Requirements: Skip the pictures. Reproduce all other material exactly.

Information supplied:
— start —

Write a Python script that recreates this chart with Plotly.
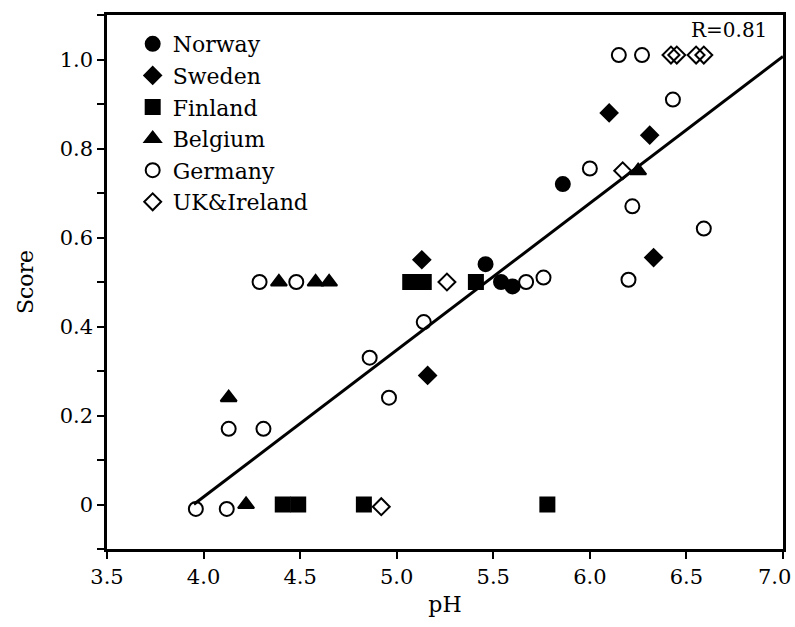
import plotly.graph_objects as go

# pH and score per country
norway_ph = [5.46, 5.54, 5.60, 5.86]
norway_score = [0.54, 0.50, 0.49, 0.72]

sweden_ph = [5.13, 5.16, 6.10, 6.31, 6.33]
sweden_score = [0.55, 0.29, 0.88, 0.83, 0.555]

finland_ph = [5.07, 5.14, 5.41, 4.41, 4.49, 4.83, 5.78]
finland_score = [0.50, 0.50, 0.50, 0.0, 0.0, 0.0, 0.0]

belgium_ph = [4.39, 4.58, 4.65, 4.13, 4.22, 6.25]
belgium_score = [0.50, 0.50, 0.50, 0.24, 0.0, 0.75]

germany_ph = [4.29, 4.48, 4.13, 4.31, 3.96, 4.12, 5.14, 4.86, 4.96, 5.67,
              5.76, 6.00, 6.15, 6.27, 6.43, 6.22, 6.59, 6.20]
germany_score = [0.50, 0.50, 0.17, 0.17, -0.01, -0.01, 0.41, 0.33, 0.24, 0.50,
                 0.51, 0.755, 1.01, 1.01, 0.91, 0.67, 0.62, 0.505]

uk_ph = [5.26, 4.92, 6.17, 6.42, 6.45, 6.55, 6.59]
uk_score = [0.50, -0.005, 0.75, 1.01, 1.01, 1.01, 1.01]

# regression line
fit_slope = 0.33
fit_intercept = -1.303
fit_x = [3.95, 7.0]
r_label = "R=0.81"

x_ticks = [3.5, 4.0, 4.5, 5.0, 5.5, 6.0, 6.5, 7.0]
x_tick_text = ["3.5", "4.0", "4.5", "5.0", "5.5", "6.0", "6.5", "7.0"]
y_ticks = [0, 0.2, 0.4, 0.6, 0.8, 1.0]
y_tick_text = ["0", "0.2", "0.4", "0.6", "0.8", "1.0"]
y_minor = [-0.1, 0.1, 0.3, 0.5, 0.7, 0.9, 1.1]

FONT = "DejaVu Serif"

series = [
    ("Norway", norway_ph, norway_score, "circle", 14),
    ("Sweden", sweden_ph, sweden_score, "diamond", 13),
    ("Finland", finland_ph, finland_score, "square", 14),
    ("Belgium", belgium_ph, belgium_score, "triangle-up", 14),
    ("Germany", germany_ph, germany_score, "circle-open", 14),
    ("UK&Ireland", uk_ph, uk_score, "diamond-open", 13),
]

fig = go.Figure()

fig.add_trace(go.Scatter(
    x=fit_x, y=[fit_slope * v + fit_intercept for v in fit_x],
    mode="lines", line=dict(color="black", width=3), showlegend=False,
    hoverinfo="skip",
))

for name, xs, ys, sym, size in series:
    fig.add_trace(go.Scatter(
        x=xs, y=ys, mode="markers", name=name,
        marker=dict(symbol=sym, size=size, color="black",
                    line=dict(color="black", width=2)),
    ))

fig.add_annotation(
    text=r_label, xref="paper", yref="paper", x=0.98, y=0.972,
    xanchor="right", yanchor="middle", showarrow=False,
    font=dict(family=FONT, size=20, color="black"),
)

# the last x label sits at the right edge of the page, so it is nudged
# inward and drawn as an annotation instead of a tick label
fig.add_annotation(
    text=x_tick_text[-1], xref="x", yref="paper", x=x_ticks[-1], y=0,
    xanchor="right", yanchor="middle", xshift=10, yshift=-28,
    showarrow=False, font=dict(family=FONT, size=21, color="black"),
)
axis_x_text = x_tick_text[:-1] + [""]

axis_common = dict(
    showline=True, linecolor="black", linewidth=2.5, mirror=True,
    ticks="outside", ticklen=7, tickwidth=2, tickcolor="black",
    showgrid=False, zeroline=False, automargin=False,
    tickfont=dict(family=FONT, size=21, color="black"),
)

fig.update_xaxes(
    range=[3.5, 7.0], tickvals=x_ticks, ticktext=axis_x_text,
    title=dict(text="pH", font=dict(family=FONT, size=22, color="black"), standoff=9),
    **axis_common,
)
fig.update_yaxes(
    range=[-0.1, 1.1], tickvals=y_ticks, ticktext=y_tick_text,
    minor=dict(tickvals=y_minor, ticks="outside", ticklen=7, tickwidth=2, tickcolor="black"),
    title=dict(text="Score", font=dict(family=FONT, size=22, color="black"), standoff=20),
    **axis_common,
)

fig.update_layout(
    width=795, height=627,
    margin=dict(l=107, r=12, t=15, b=78, autoexpand=False),
    paper_bgcolor="white", plot_bgcolor="white",
    font=dict(family=FONT, color="black"),
    legend=dict(
        x=0.038, y=0.985, xanchor="left", yanchor="top",
        bgcolor="rgba(0,0,0,0)", borderwidth=0,
        font=dict(family=FONT, size=22, color="black"),
        itemwidth=30,
    ),
)

fig.write_html("out.html")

— end —

Answer to the task:
Write a Python script that recreates this chart with Plotly.
import plotly.graph_objects as go

# pH and score per country
norway_ph = [5.46, 5.54, 5.60, 5.86]
norway_score = [0.54, 0.50, 0.49, 0.72]

sweden_ph = [5.13, 5.16, 6.10, 6.31, 6.33]
sweden_score = [0.55, 0.29, 0.88, 0.83, 0.555]

finland_ph = [5.07, 5.14, 5.41, 4.41, 4.49, 4.83, 5.78]
finland_score = [0.50, 0.50, 0.50, 0.0, 0.0, 0.0, 0.0]

belgium_ph = [4.39, 4.58, 4.65, 4.13, 4.22, 6.25]
belgium_score = [0.50, 0.50, 0.50, 0.24, 0.0, 0.75]

germany_ph = [4.29, 4.48, 4.13, 4.31, 3.96, 4.12, 5.14, 4.86, 4.96, 5.67,
              5.76, 6.00, 6.15, 6.27, 6.43, 6.22, 6.59, 6.20]
germany_score = [0.50, 0.50, 0.17, 0.17, -0.01, -0.01, 0.41, 0.33, 0.24, 0.50,
                 0.51, 0.755, 1.01, 1.01, 0.91, 0.67, 0.62, 0.505]

uk_ph = [5.26, 4.92, 6.17, 6.42, 6.45, 6.55, 6.59]
uk_score = [0.50, -0.005, 0.75, 1.01, 1.01, 1.01, 1.01]

# regression line
fit_slope = 0.33
fit_intercept = -1.303
fit_x = [3.95, 7.0]
r_label = "R=0.81"

x_ticks = [3.5, 4.0, 4.5, 5.0, 5.5, 6.0, 6.5, 7.0]
x_tick_text = ["3.5", "4.0", "4.5", "5.0", "5.5", "6.0", "6.5", "7.0"]
y_ticks = [0, 0.2, 0.4, 0.6, 0.8, 1.0]
y_tick_text = ["0", "0.2", "0.4", "0.6", "0.8", "1.0"]
y_minor = [-0.1, 0.1, 0.3, 0.5, 0.7, 0.9, 1.1]

FONT = "DejaVu Serif"

series = [
    ("Norway", norway_ph, norway_score, "circle", 14),
    ("Sweden", sweden_ph, sweden_score, "diamond", 13),
    ("Finland", finland_ph, finland_score, "square", 14),
    ("Belgium", belgium_ph, belgium_score, "triangle-up", 14),
    ("Germany", germany_ph, germany_score, "circle-open", 14),
    ("UK&Ireland", uk_ph, uk_score, "diamond-open", 13),
]

fig = go.Figure()

fig.add_trace(go.Scatter(
    x=fit_x, y=[fit_slope * v + fit_intercept for v in fit_x],
    mode="lines", line=dict(color="black", width=3), showlegend=False,
    hoverinfo="skip",
))

for name, xs, ys, sym, size in series:
    fig.add_trace(go.Scatter(
        x=xs, y=ys, mode="markers", name=name,
        marker=dict(symbol=sym, size=size, color="black",
                    line=dict(color="black", width=2)),
    ))

fig.add_annotation(
    text=r_label, xref="paper", yref="paper", x=0.98, y=0.972,
    xanchor="right", yanchor="middle", showarrow=False,
    font=dict(family=FONT, size=20, color="black"),
)

# the last x label sits at the right edge of the page, so it is nudged
# inward and drawn as an annotation instead of a tick label
fig.add_annotation(
    text=x_tick_text[-1], xref="x", yref="paper", x=x_ticks[-1], y=0,
    xanchor="right", yanchor="middle", xshift=10, yshift=-28,
    showarrow=False, font=dict(family=FONT, size=21, color="black"),
)
axis_x_text = x_tick_text[:-1] + [""]

axis_common = dict(
    showline=True, linecolor="black", linewidth=2.5, mirror=True,
    ticks="outside", ticklen=7, tickwidth=2, tickcolor="black",
    showgrid=False, zeroline=False, automargin=False,
    tickfont=dict(family=FONT, size=21, color="black"),
)

fig.update_xaxes(
    range=[3.5, 7.0], tickvals=x_ticks, ticktext=axis_x_text,
    title=dict(text="pH", font=dict(family=FONT, size=22, color="black"), standoff=9),
    **axis_common,
)
fig.update_yaxes(
    range=[-0.1, 1.1], tickvals=y_ticks, ticktext=y_tick_text,
    minor=dict(tickvals=y_minor, ticks="outside", ticklen=7, tickwidth=2, tickcolor="black"),
    title=dict(text="Score", font=dict(family=FONT, size=22, color="black"), standoff=20),
    **axis_common,
)

fig.update_layout(
    width=795, height=627,
    margin=dict(l=107, r=12, t=15, b=78, autoexpand=False),
    paper_bgcolor="white", plot_bgcolor="white",
    font=dict(family=FONT, color="black"),
    legend=dict(
        x=0.038, y=0.985, xanchor="left", yanchor="top",
        bgcolor="rgba(0,0,0,0)", borderwidth=0,
        font=dict(family=FONT, size=22, color="black"),
        itemwidth=30,
    ),
)

fig.write_html("out.html")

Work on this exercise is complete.